FAA Lets Pilots Use Non-NWS Weather Reports
Published Date: 5/22/2026
Proposed Rule
Summary
The FAA is updating its rules to use weather reports made by the FAA and other approved sources instead of the National Weather Service, which no longer provides these reports. This change helps keep pilots and air traffic controllers informed with up-to-date weather info. Anyone involved in flying or managing flights should know about this, and comments on the proposal are due by June 22, 2026.
Analyzed Economic Effects
5 provisions identified: 5 benefits, 0 costs, 0 mixed.
FAA replaces NWS as weather source
The FAA proposes to remove references to the U.S. National Weather Service (NWS) and require that weather reports used under 14 CFR parts 91, 121, and 135 (including §§ 91.1039, 121.101, 121.119, 121.651, 135.213, 135.225, and 135.611) be prepared by the Federal Aviation Administration or a source approved by the FAA Administrator. The rule text says this aligns regulations with current practice and replaces the outdated phrase “weather reporting facility” with “weather report.”
FAA may approve third‑party weather sources
The proposal gives the FAA Administrator explicit authority to approve alternate or third‑party sources of weather information for operators under parts 121 and 135 (for example via amendments to §§ 121.101 and 121.119). The FAA says this would enable FAA approval of analyzed weather (model-derived or novel sensors) and third‑party providers where approved sensed weather information is unavailable.
Part 121 exemption requirement removed
For part 121 operators, the rule would remove the need to use the exemption process to rely on an FAA‑approved alternate weather source (see discussion of §§ 121.101 and 121.119). FAA says this change would void the need for operators to seek exemptions to use FAA‑approved alternate sources.
Ground visibility definition updated
The proposed revision to 14 CFR 1.1 changes the definition of “ground visibility” to read that it is the prevailing horizontal visibility “as reported by the Federal Aviation Administration or an accredited observer.” This replaces the previous language that referenced the National Weather Service.
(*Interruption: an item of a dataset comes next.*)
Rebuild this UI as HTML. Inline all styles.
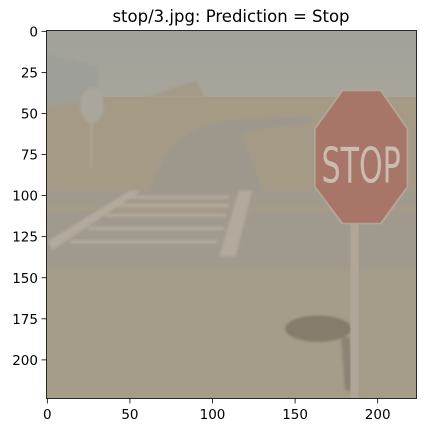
<!DOCTYPE html>
<html><head><meta charset="utf-8"><style>
body{margin:0;background:#fff;width:425px;height:433px;overflow:hidden}
text{font-family:"DejaVu Sans","Liberation Sans",sans-serif;fill:#000}
</style></head><body>
<svg id="chart" width="425" height="433">
<text x="231" y="22" font-size="16.5" text-anchor="middle">stop/3.jpg: Prediction = Stop</text>
<svg x="46.5" y="30.5" width="370" height="368" viewBox="-0.5 -0.5 224 224" preserveAspectRatio="none">
<defs><linearGradient id="sky" x1="0" y1="0" x2="0" y2="1"><stop offset="0" stop-color="#a1a29b"/><stop offset="1" stop-color="#a7a59b"/></linearGradient>
<filter id="bl" x="-0.2" y="-0.2" width="1.4" height="1.4"><feGaussianBlur stdDeviation="0.8"/></filter></defs>
<rect x="-0.5" y="-0.5" width="224" height="224" fill="#a69c8a"/>
<rect x="-0.5" y="-0.5" width="224" height="42" fill="url(#sky)"/>
<rect x="-0.5" y="40" width="224" height="57" fill="#a59a86"/>
<g filter="url(#bl)">
<polygon points="-0.5,14 30,21 30,43 -0.5,45" fill="#9e9f99"/>
<polygon points="60,40 90,30 95,40" fill="#a49a88"/>
<path d="M62,97 C72,70 80,60 110,54 L160,52 L160,56 C140,58 120,60 117,64 C125,80 128,90 130,97 Z" fill="#9e978c"/>
<rect x="-0.5" y="97" width="224" height="48" fill="#a0998d"/>
<rect x="-0.5" y="107" width="224" height="1.2" fill="#a99e80"/>
<g fill="#b1aa9d">
<polygon points="0,128 50,97 57,97 3,133"/>
<rect x="50" y="100" width="60" height="2"/>
<rect x="42" y="105" width="68" height="2"/>
<rect x="35" y="111" width="73" height="2"/>
<rect x="25" y="119" width="82" height="2"/>
<rect x="14" y="127" width="89" height="2"/>
<polygon points="116,97 124,97 114,137 104,137"/>
</g>
<ellipse cx="164" cy="181" rx="20" ry="8" fill="#857b6c"/>
<polygon points="178,186 183,186 186,220 180,218" fill="#8e8474"/>
<ellipse cx="27" cy="45" rx="7" ry="11" fill="#aaa59d"/>
<rect x="26" y="55" width="1.5" height="28" fill="#b0a48c"/>
</g>
<rect x="183.5" y="117" width="5" height="107" fill="#b0a697"/>
<polygon points="178,35.5 202.5,35.5 218.5,59 218.5,95 202.5,117.5 178,117.5 161.5,95 161.5,59" fill="#b3a597"/>
<polygon points="179,36.5 201.5,36.5 217.5,59.5 217.5,94.5 201.5,116.5 179,116.5 162.5,94.5 162.5,59.5" fill="#a77668"/>
<text x="190" y="92" font-family="Liberation Sans Narrow,Liberation Sans,sans-serif" font-size="30" text-anchor="middle" textLength="48" lengthAdjust="spacingAndGlyphs" style="fill:#cbbcb0">STOP</text>
</svg>
<rect x="46.5" y="30.5" width="370" height="368" fill="none" stroke="#000" stroke-width="0.8"/>
<g id="ticks"></g>
</svg>
<script>
const xTicks=[0,50,100,150,200];
const yTicks=[0,25,50,75,100,125,150,175,200];
const x0=46.5,y0=30.5,s=370/224,sy=368/224;
const g=document.getElementById('ticks');const NS='http://www.w3.org/2000/svg';
xTicks.forEach(v=>{const X=x0+(v+0.5)*s;
const l=document.createElementNS(NS,'line');l.setAttribute('x1',X);l.setAttribute('x2',X);l.setAttribute('y1',398.5);l.setAttribute('y2',403.5);l.setAttribute('stroke','#000');l.setAttribute('stroke-width','0.8');

g.appendChild(l);
const t=document.createElementNS(NS,'text');t.setAttribute('x',X);t.setAttribute('y',419);t.setAttribute('font-size','13.5');t.setAttribute('text-anchor','middle');t.textContent=v;

g.appendChild(t);});
yTicks.forEach(v=>{const Y=y0+(v+0.5)*sy;
const l=document.createElementNS(NS,'line');l.setAttribute('x1',41.5);l.setAttribute('x2',46.5);l.setAttribute('y1',Y);l.setAttribute('y2',Y);l.setAttribute('stroke','#000');l.setAttribute('stroke-width','0.8');

g.appendChild(l);
const t=document.createElementNS(NS,'text');t.setAttribute('x',38);t.setAttribute('y',Y+5);t.setAttribute('font-size','13.5');t.setAttribute('text-anchor','end');t.textContent=v;

g.appendChild(t);});
</script>
</body></html>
Altimeter source updated to RASS
The proposal replaces the phrase “current altimeter setting provided by the facility” with “Remote Altimeter Setting Source (RASS)” in § 135.225(b)(2) for eligible on‑demand operations, allowing use of a charted alternate altimeter setting source. The preamble states this is intended to update and clarify language and is not meant to change meaning or add regulatory burden.